Just beware though that the "little annoyances" do add up.
Regarding your last point on closing the faucet, maybe it would be good to point out to them when you catch them not doing it. BUT, don't yell at them. Talk to them nicely and let them know how you have actually helped them close it so many times already. Let them know that this is a give and take world.
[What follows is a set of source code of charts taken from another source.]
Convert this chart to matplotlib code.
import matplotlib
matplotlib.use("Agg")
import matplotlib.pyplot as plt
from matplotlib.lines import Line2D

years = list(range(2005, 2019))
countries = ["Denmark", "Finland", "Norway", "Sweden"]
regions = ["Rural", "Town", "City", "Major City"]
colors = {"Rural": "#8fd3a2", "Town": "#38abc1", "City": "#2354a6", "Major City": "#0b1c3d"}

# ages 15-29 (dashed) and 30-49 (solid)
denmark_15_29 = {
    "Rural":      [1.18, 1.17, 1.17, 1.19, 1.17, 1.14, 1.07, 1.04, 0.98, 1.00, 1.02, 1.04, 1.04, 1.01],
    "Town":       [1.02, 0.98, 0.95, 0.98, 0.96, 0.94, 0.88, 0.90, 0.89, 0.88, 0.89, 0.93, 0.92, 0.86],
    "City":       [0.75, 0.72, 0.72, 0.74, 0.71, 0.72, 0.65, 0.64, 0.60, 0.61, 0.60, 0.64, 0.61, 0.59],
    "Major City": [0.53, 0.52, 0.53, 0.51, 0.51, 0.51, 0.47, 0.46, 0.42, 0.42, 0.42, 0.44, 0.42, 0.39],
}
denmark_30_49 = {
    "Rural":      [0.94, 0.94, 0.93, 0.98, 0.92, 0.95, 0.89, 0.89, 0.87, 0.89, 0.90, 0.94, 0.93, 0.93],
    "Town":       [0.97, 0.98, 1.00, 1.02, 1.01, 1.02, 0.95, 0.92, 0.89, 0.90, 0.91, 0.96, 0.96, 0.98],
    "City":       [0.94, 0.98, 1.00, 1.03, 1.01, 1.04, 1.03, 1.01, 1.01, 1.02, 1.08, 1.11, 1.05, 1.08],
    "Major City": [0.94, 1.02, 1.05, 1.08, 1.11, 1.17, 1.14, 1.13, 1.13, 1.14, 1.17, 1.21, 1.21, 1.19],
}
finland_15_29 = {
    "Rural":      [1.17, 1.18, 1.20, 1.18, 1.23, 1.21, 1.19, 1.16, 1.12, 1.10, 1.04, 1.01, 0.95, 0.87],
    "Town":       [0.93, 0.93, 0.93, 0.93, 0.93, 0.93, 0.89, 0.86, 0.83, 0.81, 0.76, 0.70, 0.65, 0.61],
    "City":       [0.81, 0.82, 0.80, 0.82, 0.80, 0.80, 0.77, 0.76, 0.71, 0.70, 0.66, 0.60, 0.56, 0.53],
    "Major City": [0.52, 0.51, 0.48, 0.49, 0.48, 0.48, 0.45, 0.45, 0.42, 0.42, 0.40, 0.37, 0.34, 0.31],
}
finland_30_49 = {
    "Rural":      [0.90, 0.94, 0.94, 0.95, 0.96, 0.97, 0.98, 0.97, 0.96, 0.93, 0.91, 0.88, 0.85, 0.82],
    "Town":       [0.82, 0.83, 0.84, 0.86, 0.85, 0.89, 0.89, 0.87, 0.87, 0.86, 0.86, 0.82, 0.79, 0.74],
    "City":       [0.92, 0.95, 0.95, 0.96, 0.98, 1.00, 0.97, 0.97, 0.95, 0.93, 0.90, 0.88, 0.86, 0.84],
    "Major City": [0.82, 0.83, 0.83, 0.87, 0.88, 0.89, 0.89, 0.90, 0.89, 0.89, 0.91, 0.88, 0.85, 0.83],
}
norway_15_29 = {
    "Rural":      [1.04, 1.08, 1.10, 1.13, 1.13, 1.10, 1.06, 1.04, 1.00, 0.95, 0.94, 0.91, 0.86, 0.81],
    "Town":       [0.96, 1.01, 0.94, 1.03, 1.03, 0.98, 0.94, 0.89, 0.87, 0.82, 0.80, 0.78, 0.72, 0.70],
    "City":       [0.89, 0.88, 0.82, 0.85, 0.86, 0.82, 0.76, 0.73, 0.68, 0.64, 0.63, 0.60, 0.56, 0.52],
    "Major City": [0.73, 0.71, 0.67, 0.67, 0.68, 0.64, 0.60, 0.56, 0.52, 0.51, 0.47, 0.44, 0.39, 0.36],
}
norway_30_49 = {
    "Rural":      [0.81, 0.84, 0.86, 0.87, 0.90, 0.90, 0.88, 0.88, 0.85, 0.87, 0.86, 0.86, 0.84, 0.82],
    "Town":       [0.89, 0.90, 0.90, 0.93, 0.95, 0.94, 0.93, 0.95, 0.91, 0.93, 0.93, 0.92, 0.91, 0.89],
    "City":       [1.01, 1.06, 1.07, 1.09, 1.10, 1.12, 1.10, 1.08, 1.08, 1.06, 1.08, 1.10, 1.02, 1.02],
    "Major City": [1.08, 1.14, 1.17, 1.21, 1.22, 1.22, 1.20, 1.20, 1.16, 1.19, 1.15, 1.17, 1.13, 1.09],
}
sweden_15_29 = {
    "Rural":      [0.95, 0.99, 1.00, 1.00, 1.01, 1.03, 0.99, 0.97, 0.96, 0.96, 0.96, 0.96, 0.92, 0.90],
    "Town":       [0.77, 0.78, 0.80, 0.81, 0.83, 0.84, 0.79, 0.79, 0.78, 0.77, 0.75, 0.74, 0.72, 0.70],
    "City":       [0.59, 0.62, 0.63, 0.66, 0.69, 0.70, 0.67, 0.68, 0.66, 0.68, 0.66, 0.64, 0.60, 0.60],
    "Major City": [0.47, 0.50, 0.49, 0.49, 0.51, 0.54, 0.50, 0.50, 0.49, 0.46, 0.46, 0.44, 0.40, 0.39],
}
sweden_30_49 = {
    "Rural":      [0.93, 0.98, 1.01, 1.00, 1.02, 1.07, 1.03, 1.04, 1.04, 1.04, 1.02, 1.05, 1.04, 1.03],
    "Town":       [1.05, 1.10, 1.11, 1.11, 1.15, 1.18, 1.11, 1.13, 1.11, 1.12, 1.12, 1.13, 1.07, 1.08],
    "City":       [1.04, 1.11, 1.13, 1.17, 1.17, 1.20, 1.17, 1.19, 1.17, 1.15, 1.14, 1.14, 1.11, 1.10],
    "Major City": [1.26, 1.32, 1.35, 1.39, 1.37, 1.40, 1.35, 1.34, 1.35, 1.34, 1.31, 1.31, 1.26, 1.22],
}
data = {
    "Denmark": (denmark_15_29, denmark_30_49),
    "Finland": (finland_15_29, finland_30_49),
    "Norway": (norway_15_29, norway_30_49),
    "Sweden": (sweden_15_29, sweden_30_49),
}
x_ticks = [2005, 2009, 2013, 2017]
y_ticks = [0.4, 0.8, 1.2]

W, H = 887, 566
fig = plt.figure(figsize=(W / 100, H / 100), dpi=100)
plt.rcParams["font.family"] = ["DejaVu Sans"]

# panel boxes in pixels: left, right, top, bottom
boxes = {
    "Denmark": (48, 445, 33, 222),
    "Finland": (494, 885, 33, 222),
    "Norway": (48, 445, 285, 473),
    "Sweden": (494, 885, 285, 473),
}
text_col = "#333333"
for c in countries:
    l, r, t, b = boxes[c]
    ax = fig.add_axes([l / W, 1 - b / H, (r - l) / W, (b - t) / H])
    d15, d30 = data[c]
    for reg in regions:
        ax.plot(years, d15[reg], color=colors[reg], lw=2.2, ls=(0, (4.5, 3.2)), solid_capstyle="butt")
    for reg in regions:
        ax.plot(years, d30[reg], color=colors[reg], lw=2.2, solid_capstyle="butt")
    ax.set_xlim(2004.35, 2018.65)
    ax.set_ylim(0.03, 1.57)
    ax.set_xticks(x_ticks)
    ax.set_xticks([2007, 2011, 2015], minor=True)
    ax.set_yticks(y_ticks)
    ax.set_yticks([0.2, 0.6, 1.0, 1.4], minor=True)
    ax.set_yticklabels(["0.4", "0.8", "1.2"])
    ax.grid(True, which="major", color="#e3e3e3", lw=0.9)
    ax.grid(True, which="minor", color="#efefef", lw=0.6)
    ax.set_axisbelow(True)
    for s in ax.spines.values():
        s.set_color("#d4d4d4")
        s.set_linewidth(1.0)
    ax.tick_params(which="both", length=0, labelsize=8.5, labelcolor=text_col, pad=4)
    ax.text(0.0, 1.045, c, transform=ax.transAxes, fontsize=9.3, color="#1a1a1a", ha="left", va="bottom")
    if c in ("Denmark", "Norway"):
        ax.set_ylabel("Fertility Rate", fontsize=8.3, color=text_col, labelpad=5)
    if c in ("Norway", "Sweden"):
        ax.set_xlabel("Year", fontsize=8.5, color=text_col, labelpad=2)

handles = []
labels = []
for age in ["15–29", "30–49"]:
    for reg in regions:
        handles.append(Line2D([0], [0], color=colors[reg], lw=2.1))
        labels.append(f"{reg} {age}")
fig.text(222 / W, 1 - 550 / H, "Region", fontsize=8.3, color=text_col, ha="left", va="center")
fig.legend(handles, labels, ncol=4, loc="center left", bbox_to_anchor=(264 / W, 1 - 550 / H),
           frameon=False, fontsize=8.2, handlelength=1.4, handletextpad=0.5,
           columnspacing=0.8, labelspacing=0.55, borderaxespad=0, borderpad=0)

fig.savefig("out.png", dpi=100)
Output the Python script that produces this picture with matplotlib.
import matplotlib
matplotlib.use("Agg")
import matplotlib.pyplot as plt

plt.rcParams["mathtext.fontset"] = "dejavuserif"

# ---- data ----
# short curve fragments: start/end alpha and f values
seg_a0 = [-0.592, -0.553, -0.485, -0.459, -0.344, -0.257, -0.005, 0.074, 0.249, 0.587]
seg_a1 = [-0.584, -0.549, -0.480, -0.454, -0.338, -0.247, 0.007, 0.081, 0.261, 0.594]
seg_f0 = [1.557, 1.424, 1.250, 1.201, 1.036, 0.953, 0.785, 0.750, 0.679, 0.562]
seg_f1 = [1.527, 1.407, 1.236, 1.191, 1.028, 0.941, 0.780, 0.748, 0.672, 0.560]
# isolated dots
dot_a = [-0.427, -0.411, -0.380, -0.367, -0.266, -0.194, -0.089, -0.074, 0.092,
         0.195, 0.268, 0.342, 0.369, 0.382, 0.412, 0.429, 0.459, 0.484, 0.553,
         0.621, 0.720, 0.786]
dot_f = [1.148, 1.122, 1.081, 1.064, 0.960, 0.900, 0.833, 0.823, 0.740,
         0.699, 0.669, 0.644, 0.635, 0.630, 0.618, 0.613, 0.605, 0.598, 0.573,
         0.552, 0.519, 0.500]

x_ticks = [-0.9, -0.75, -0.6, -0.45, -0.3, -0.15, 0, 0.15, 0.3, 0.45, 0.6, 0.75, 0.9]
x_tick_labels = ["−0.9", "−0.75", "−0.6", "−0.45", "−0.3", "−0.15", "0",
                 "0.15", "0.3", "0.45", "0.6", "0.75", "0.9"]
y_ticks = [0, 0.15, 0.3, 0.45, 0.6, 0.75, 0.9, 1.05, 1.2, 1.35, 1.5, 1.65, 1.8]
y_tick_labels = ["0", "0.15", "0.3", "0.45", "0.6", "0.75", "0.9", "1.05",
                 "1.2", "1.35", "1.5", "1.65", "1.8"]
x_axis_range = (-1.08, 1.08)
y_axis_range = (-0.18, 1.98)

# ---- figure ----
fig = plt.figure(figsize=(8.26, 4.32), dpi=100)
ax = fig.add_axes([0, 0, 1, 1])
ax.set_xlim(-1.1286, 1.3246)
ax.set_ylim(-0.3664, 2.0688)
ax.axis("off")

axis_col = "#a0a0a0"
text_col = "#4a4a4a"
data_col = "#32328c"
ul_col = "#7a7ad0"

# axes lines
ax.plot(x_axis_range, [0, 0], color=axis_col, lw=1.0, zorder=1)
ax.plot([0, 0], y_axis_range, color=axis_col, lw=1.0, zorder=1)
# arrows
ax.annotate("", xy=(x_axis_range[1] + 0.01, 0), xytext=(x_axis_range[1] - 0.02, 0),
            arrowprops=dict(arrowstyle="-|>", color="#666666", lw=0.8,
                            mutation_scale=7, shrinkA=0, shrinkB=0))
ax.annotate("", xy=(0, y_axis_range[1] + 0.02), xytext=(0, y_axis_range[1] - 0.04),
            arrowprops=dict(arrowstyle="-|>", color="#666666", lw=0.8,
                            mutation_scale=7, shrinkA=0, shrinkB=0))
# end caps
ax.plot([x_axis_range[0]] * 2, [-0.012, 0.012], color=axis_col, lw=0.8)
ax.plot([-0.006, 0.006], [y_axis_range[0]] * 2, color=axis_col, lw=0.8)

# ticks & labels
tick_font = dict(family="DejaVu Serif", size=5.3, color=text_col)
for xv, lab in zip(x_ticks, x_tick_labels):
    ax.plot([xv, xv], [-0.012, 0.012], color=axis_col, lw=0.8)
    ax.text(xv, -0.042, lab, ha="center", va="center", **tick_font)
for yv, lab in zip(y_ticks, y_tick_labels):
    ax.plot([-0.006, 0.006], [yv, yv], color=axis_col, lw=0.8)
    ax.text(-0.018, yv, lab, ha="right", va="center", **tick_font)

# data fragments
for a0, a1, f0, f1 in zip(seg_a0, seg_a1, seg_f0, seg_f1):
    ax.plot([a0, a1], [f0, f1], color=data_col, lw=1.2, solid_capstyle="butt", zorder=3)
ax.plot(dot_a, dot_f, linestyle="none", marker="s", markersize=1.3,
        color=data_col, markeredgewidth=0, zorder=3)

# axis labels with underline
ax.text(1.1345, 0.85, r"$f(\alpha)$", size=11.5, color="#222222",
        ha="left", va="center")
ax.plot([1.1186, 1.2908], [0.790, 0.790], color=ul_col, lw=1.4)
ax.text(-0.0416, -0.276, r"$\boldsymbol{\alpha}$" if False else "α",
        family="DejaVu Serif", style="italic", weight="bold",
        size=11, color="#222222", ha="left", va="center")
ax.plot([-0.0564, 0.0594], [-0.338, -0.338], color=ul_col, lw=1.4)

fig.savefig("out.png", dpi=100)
It doesn't hurt to be nice to one another.
@lordwarwizard (35747)
• Singapore
8 Mar 09
Maybe it is time to try cooking some cooling herbal soups for your family so that everyone will get worked up less often.
@hotsummer (13837)
• Philippines
8 Mar 09
yeah i do remind them with calm voice usually at first. but they will just reply back that i do that the same thing too and so i should not point things out like that cause i should be blamed also. i do believe or agree that little annoyances do add up. cause i think that is the reason sometimes why i yell sometimes cause they will start a fight when i remind them that they forget things. and so they don't want to be reminded and so i just remain quiet now cause i don't want them think that i am waiting behind their back to commit a mistake. given the fact that my family are the big mouth people and me the one that inherited the gene of my father which is the quiet one. and so the people here are really annoying i may say and there is no point to tell them their mistake. and only when i get fed up again that i talk again. but that too i try to control though i am or not the cause of the problem cause i feel that though i think that i don't talk or yell much as them but still i think that if i talk back in a way they get affected too and i don't want in any way make them feel bad by talking back. i just accept the fact that they just don't want to be corrected. i guess patience is more important and just hope that they will not be that hot headed as they usually are.